Solo una estancia estaba limpia: el "taller" de escultura de uno de
ellos, de profesión "artista".
Normalmente,
los domicilios a los que accedemos en esta especialidad son normales, con una
higiene normal. Nada que ver con ciertos tugurios que he visto en registros de
drogas y de los que hablaré en otra ocasión. Ese fue una desagradable
excepción, aunque no la única.
Mi
jefe encontró una bolsa de supermercado de contenido extraño en una de las
habitaciones. Se la presentó al titular de la conexión a Internet, nuestro
principal sospechoso en ese momento, que se puso nervioso al verla. Ante su
reacción, decidimos abrirla allí mismo... Contenía un consolador XXL de doble
punta, doblado y apenas contenido por el plástico. Al liberarlo de golpe, el
dildo saltó hasta el techo y no le dio en la nariz al inspector de milagro. Se
quedó lívido unos instantes, como si no asimilara lo que acababa de pasarle...

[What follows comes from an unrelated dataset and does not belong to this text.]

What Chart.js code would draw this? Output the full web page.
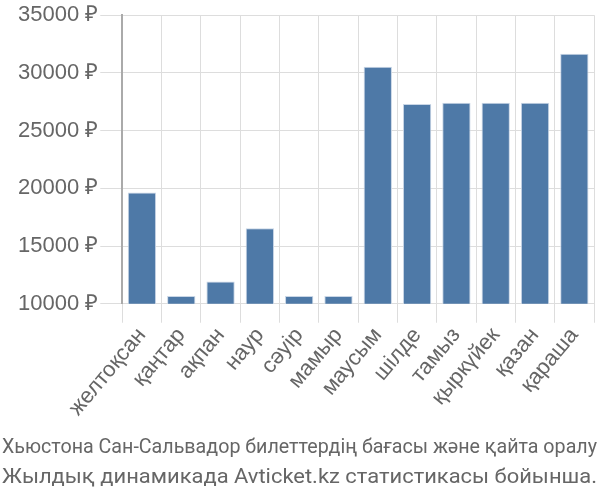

De ahí inferimos que los zurullos que había en el suelo no eran de los perros,
como habíamos creído al principio. Ningún culo que haya soportado ese grosor
puede volver a cerrarse...
Como
anécdota final, cuando acabamos el registro, tras encontrar en el ordenador lo
que buscábamos, el detenido tenía que firmar el acta que la secretaria judicial
había levantado.
—No
tengo pluma. Si me pueden dejar una... —manifestó, con esas mismas palabras.
—No,
si a ti pluma precisamente es lo que te sobra —le respondió su pareja, si
aparente atisbo de humor.
Un
incidente de pornografía infantil acaba con muchas relaciones. Ese no fue el
caso. Continuaron juntos (bueno, al más joven no lo vi más; no sé si rompieron
o si tan solo no los acompañaba cuando acudían a la Comisaría) y, de hecho,
cuando fue condenado a dos años (con lo que evitó su entrada en prisión) se
abrazaron con fuerza y volvieron a casa de la mano.